Prime Minister Alexis Tsipras boasted about his government’s social welfare achievements – including averting pension cuts – and blasted New Democracy’s alleged lack of social sensitivity during parliamentary debate today on a bill that will decrease insurance contributions.
“The indisputable proof that our efforts came to fruition was the fact that despite what the opposition [New Democracy] hoped for publicly and in private, not only will there be no pension cuts as of 1 January, 2019, but indeed they will be increased for approximately 500,000 pensioners as of 1 January, exactly because of our insurance reform, which the opposition described as catastrophic,” Tsipras told parliament.
“This is about the dignity of pensioners and demonstrates the importance of having a government that is concerned about pensioners,” he declared.
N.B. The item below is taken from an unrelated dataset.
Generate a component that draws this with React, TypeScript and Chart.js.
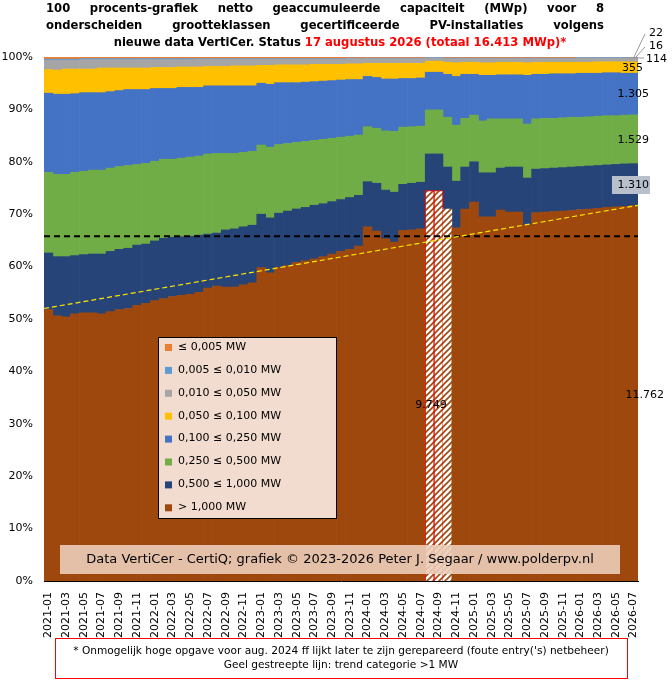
import React, { useEffect, useRef } from "react";
import { Chart, registerables } from "chart.js";
Chart.register(...registerables);

const months: string[] = [];
for (let y = 2021; y <= 2026; y++) for (let m = 1; m <= 12; m++) { if (y === 2026 && m > 7) break; months.push(`${y}-${String(m).padStart(2, "0")}`); }

// cumulative tops (%)
const topGt1MW = [51.8,50.6,50.4,51.0,51.2,51.2,51.0,51.4,51.8,52.0,52.6,53.0,53.5,53.9,54.3,54.5,54.7,55.1,55.9,56.3,56.1,56.1,56.5,56.9,59.8,58.8,59.8,60.2,60.8,61.1,61.5,61.9,62.4,62.9,63.3,63.9,67.6,66.8,65.3,64.7,66.9,67.0,67.2,74.5,74.5,71.0,67.4,71.0,72.3,69.5,69.5,70.8,70.4,70.4,67.9,70.3,70.4,70.5,70.6,70.7,70.9,71.0,71.1,71.3,71.4,71.5,71.66];
const top500_1000 = [62.6,61.9,61.9,62.1,62.3,62.4,62.4,62.9,63.3,63.5,64.1,64.3,64.9,65.4,65.6,65.7,65.8,66.0,66.2,66.4,67.0,67.2,67.6,67.9,70.0,69.3,70.2,70.6,71.0,71.3,71.7,72.0,72.4,72.8,73.2,73.6,76.2,75.9,74.6,74.2,75.7,75.9,76.1,81.5,81.5,79.0,76.3,79.0,80.0,77.9,77.9,78.8,79.0,79.0,76.9,78.6,78.7,78.8,78.9,79.0,79.1,79.2,79.3,79.4,79.5,79.6,79.64];
const top250_500 = [78.0,77.6,77.6,78.0,78.2,78.4,78.4,78.8,79.1,79.3,79.5,79.7,80.1,80.5,80.5,80.7,80.9,81.1,81.5,81.6,81.6,81.6,81.8,82.0,83.2,82.8,83.3,83.5,83.7,83.9,84.1,84.3,84.5,84.7,84.9,85.1,86.7,86.4,85.9,85.8,86.6,86.7,86.8,89.9,89.9,88.5,87.0,88.3,88.9,87.8,88.2,88.2,88.2,88.2,87.2,88.2,88.3,88.3,88.4,88.5,88.5,88.6,88.7,88.8,88.8,88.9,88.96];
const top100_250 = [93.1,92.9,92.9,93.0,93.2,93.2,93.2,93.4,93.6,93.8,93.8,93.8,94.0,94.0,94.0,94.2,94.2,94.2,94.5,94.5,94.5,94.5,94.5,94.5,95.0,94.8,95.1,95.1,95.1,95.2,95.3,95.4,95.5,95.6,95.7,95.7,96.3,96.1,95.8,95.8,95.9,95.9,96.0,97.1,97.1,96.7,96.3,96.7,96.7,96.5,96.5,96.6,96.6,96.6,96.5,96.7,96.7,96.8,96.8,96.8,96.9,96.9,96.9,97.0,97.0,96.9,96.91];
const top50_100 = [97.6,97.5,97.7,97.7,97.7,97.7,97.9,97.9,97.9,97.9,97.9,97.9,98.0,98.0,98.0,98.1,98.1,98.1,98.2,98.2,98.2,98.3,98.3,98.3,98.4,98.4,98.5,98.5,98.5,98.5,98.6,98.6,98.6,98.6,98.7,98.7,98.8,98.8,98.8,98.8,98.8,98.8,98.8,99.2,99.2,99.0,98.9,99.0,99.0,98.9,98.9,99.0,99.0,99.0,98.9,99.0,99.0,99.0,99.0,99.0,99.0,99.0,99.1,99.1,99.1,99.1,99.07];
const top10_50 = [99.4,99.4,99.4,99.4,99.5,99.5,99.5,99.5,99.5,99.5,99.5,99.5,99.5,99.5,99.5,99.5,99.5,99.6,99.6,99.6,99.6,99.6,99.6,99.6,99.6,99.6,99.6,99.6,99.6,99.6,99.6,99.6,99.6,99.6,99.7,99.7,99.7,99.7,99.7,99.7,99.7,99.7,99.7,99.8,99.8,99.7,99.7,99.7,99.7,99.7,99.7,99.7,99.7,99.7,99.7,99.7,99.7,99.7,99.7,99.7,99.8,99.8,99.8,99.8,99.8,99.8,99.76];
const top5_10 = [99.6,99.6,99.6,99.6,99.7,99.7,99.7,99.7,99.7,99.7,99.7,99.7,99.7,99.7,99.7,99.7,99.7,99.7,99.7,99.7,99.7,99.7,99.7,99.7,99.7,99.7,99.7,99.7,99.7,99.7,99.7,99.7,99.7,99.7,99.8,99.8,99.8,99.8,99.8,99.8,99.8,99.8,99.8,99.9,99.9,99.8,99.8,99.8,99.8,99.8,99.8,99.8,99.8,99.8,99.8,99.8,99.8,99.8,99.8,99.8,99.9,99.9,99.9,99.9,99.9,99.9,99.86];

const seriesNames = ["≤ 0,005 MW","0,005 ≤ 0,010 MW","0,010 ≤ 0,050 MW","0,050 ≤ 0,100 MW","0,100 ≤ 0,250 MW","0,250 ≤ 0,500 MW","0,500 ≤ 1,000 MW","> 1,000 MW"];
const seriesColors = ["#ED7D31","#5B9BD5","#A5A5A5","#FFC000","#4472C4","#70AD47","#264478","#9E480E"];
const hatchedIdx = [43, 44, 45];
const redBorderIdx = [43, 44];
const avgLine = 65.8;
const trendStart = 52.0;
const trendEnd = 71.7;

const F = "'DejaVu Sans', Verdana, sans-serif";

export default function App() {
  const ref = useRef<HTMLCanvasElement>(null);
  useEffect(() => {
    document.body.style.margin = "0";
    const tops = [topGt1MW, top500_1000, top250_500, top100_250, top50_100, top10_50, top5_10, months.map(() => 100)];
    const segs = tops.map((t, k) => t.map((v, i) => +(v - (k === 0 ? 0 : tops[k - 1][i])).toFixed(3)));
    const pc = document.createElement("canvas"); pc.width = 6; pc.height = 6;
    const p = pc.getContext("2d")!;
    p.fillStyle = "#fff"; p.fillRect(0, 0, 6, 6);
    p.strokeStyle = "#9E480E"; p.lineWidth = 1.6;
    p.beginPath(); p.moveTo(-1, 7); p.lineTo(7, -1); p.moveTo(-1, 1); p.lineTo(1, -1); p.moveTo(5, 7); p.lineTo(7, 5); p.stroke();
    const pattern = p.createPattern(pc, "repeat")!;
    const order = [7, 6, 5, 4, 3, 2, 1, 0];
    const datasets: any[] = segs.map((d, k) => {
      const ni = order[k];
      const ds: any = { label: seriesNames[ni], data: d, backgroundColor: seriesColors[ni], borderWidth: 0, barPercentage: 1, categoryPercentage: 1 };
      if (k === 0) {
        ds.backgroundColor = months.map((_, i) => hatchedIdx.includes(i) ? pattern : seriesColors[ni]);
        ds.borderColor = "#FF0000";
        ds.borderWidth = months.map((_, i) => redBorderIdx.includes(i) ? 1 : 0);
        ds.borderSkipped = "bottom";
      }
      return ds;
    });

    const overlay = {
      id: "overlay",
      afterDatasetsDraw(c: any) {
        const ctx = c.ctx; const a = c.chartArea; const y = c.scales.y;
        ctx.save();
        ctx.setLineDash([6, 4]); ctx.lineWidth = 2; ctx.strokeStyle = "#000";
        ctx.beginPath(); ctx.moveTo(a.left, y.getPixelForValue(avgLine)); ctx.lineTo(a.right, y.getPixelForValue(avgLine)); ctx.stroke();
        ctx.setLineDash([5, 3]); ctx.lineWidth = 1.2; ctx.strokeStyle = "#FFE600";
        ctx.beginPath(); ctx.moveTo(a.left, y.getPixelForValue(trendStart)); ctx.lineTo(a.right, y.getPixelForValue(trendEnd)); ctx.stroke();
        ctx.setLineDash([]);
        ctx.fillStyle = "#F2DCCF"; ctx.fillRect(158, 337, 178, 181);
        ctx.strokeStyle = "#000"; ctx.lineWidth = 1; ctx.strokeRect(158.5, 337.5, 178, 181);
        ctx.font = `11px ${F}`; ctx.textBaseline = "middle"; ctx.textAlign = "left";
        seriesNames.forEach((n, i) => {
          const yy = 347 + i * 22.9;
          ctx.fillStyle = seriesColors[i]; ctx.fillRect(165, yy - 3, 7, 7);
          ctx.fillStyle = "#000"; ctx.fillText(n, 178, yy);
        });
        ctx.fillStyle = "rgba(236,205,185,0.9)"; ctx.fillRect(60, 545, 560, 29);
        ctx.fillStyle = "#000"; ctx.font = `13px ${F}`; ctx.textAlign = "center";
        ctx.fillText("Data VertiCer - CertiQ; grafiek © 2023-2026 Peter J. Segaar / www.polderpv.nl", 340, 560);
        ctx.font = `11px ${F}`; ctx.textAlign = "center";
        ctx.fillText("9.749", 431, 405);
        ctx.textAlign = "right";
        ctx.fillText("11.762", 664, 395);
        ctx.fillText("355", 643, 68);
        ctx.fillText("1.305", 649, 94);
        ctx.fillText("1.529", 649, 140);
        ctx.fillStyle = "#B8C0CE"; ctx.fillRect(612, 176, 38, 18);
        ctx.fillStyle = "#000"; ctx.fillText("1.310", 649, 185);
        ctx.textAlign = "left";
        ctx.fillText("22", 649, 33); ctx.fillText("16", 649, 46); ctx.fillText("114", 646, 59);
        ctx.strokeStyle = "#999"; ctx.lineWidth = 1;
        ctx.beginPath(); ctx.moveTo(634, 57); ctx.lineTo(645, 34); ctx.moveTo(636, 57); ctx.lineTo(645, 47); ctx.moveTo(638, 58); ctx.lineTo(644, 58); ctx.stroke();
        ctx.font = `bold 11.6px ${F}`; ctx.fillStyle = "#000"; ctx.textBaseline = "middle";
        const just = (text: string, x0: number, x1: number, yy: number) => {
          const w = text.split(" "); const tw = w.reduce((s, t) => s + ctx.measureText(t).width, 0);
          const gap = (x1 - x0 - tw) / (w.length - 1); let x = x0; ctx.textAlign = "left";
          w.forEach(t => { ctx.fillText(t, x, yy); x += ctx.measureText(t).width + gap; });
        };
        just("100 procents-grafiek netto geaccumuleerde capaciteit (MWp) voor 8", 46, 604, 9);
        just("onderscheiden grootteklassen gecertificeerde PV-installaties volgens", 46, 604, 26);
        const t1 = "nieuwe data VertiCer. Status ", t2 = "17 augustus 2026 (totaal 16.413 MWp)*";
        const w1 = ctx.measureText(t1).width, w2 = ctx.measureText(t2).width;
        const x = 340 - (w1 + w2) / 2; ctx.textAlign = "left";
        ctx.fillText(t1, x, 43); ctx.fillStyle = "#FF0000"; ctx.fillText(t2, x + w1, 43);
        ctx.strokeStyle = "#FF0000"; ctx.lineWidth = 1; ctx.strokeRect(55.5, 638.5, 572, 40);
        ctx.fillStyle = "#000"; ctx.font = `10.6px ${F}`; ctx.textAlign = "center";
        ctx.fillText("* Onmogelijk hoge opgave voor aug. 2024 ff lijkt later te zijn gerepareerd (foute entry('s) netbeheer)", 341, 651);
        ctx.fillText("Geel gestreepte lijn: trend categorie >1 MW", 341, 665);
        ctx.restore();
      },
    };

    const chart = new Chart(ref.current!, {
      type: "bar",
      data: { labels: months, datasets },
      options: {
        animation: false, responsive: false, maintainAspectRatio: false,
        layout: { padding: { top: 57, right: 34, left: 0, bottom: 0 } },
        plugins: { legend: { display: false }, tooltip: { enabled: false }, title: { display: false } },
        scales: {
          x: {
            stacked: true, offset: true,
            grid: { display: false }, border: { color: "#000" },
            ticks: { autoSkip: false, maxRotation: 90, minRotation: 90, color: "#000", font: { family: F, size: 11 },
              callback: (_v: any, i: number) => (i % 2 === 0 ? months[i] : "") },
            afterFit: (s: any) => { s.height = 100; },
          },
          y: {
            stacked: true, min: 0, max: 100,
            grid: { display: false }, border: { color: "#000" },
            ticks: { stepSize: 10, color: "#000", font: { family: F, size: 11 }, callback: (v: any) => v + "%" },
            afterFit: (s: any) => { s.width = 44; },
          },
        },
      },
      plugins: [overlay],
    });
    return () => chart.destroy();
  }, []);
  return <canvas ref={ref} width={672} height={681} style={{ display: "block" }} />;
}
“This is a reform [the bill reducing insurance contributions] which for the first time links the real economic position of non-salaried workers to their insurance contributions, the PM said.
“It abolishes the previous status quo of insurance classes, which arbitrarily increased contributions based on the number of years that one has been working in a profession, without taking into account the real economic capacity of the person insured. That resulted in 1.25mn or 88 percent of freelance professionals, self-employed individuals, and farmers paying smaller contributions than they were paying when the EFKA unified social insurance fund was established, Tsipras argued.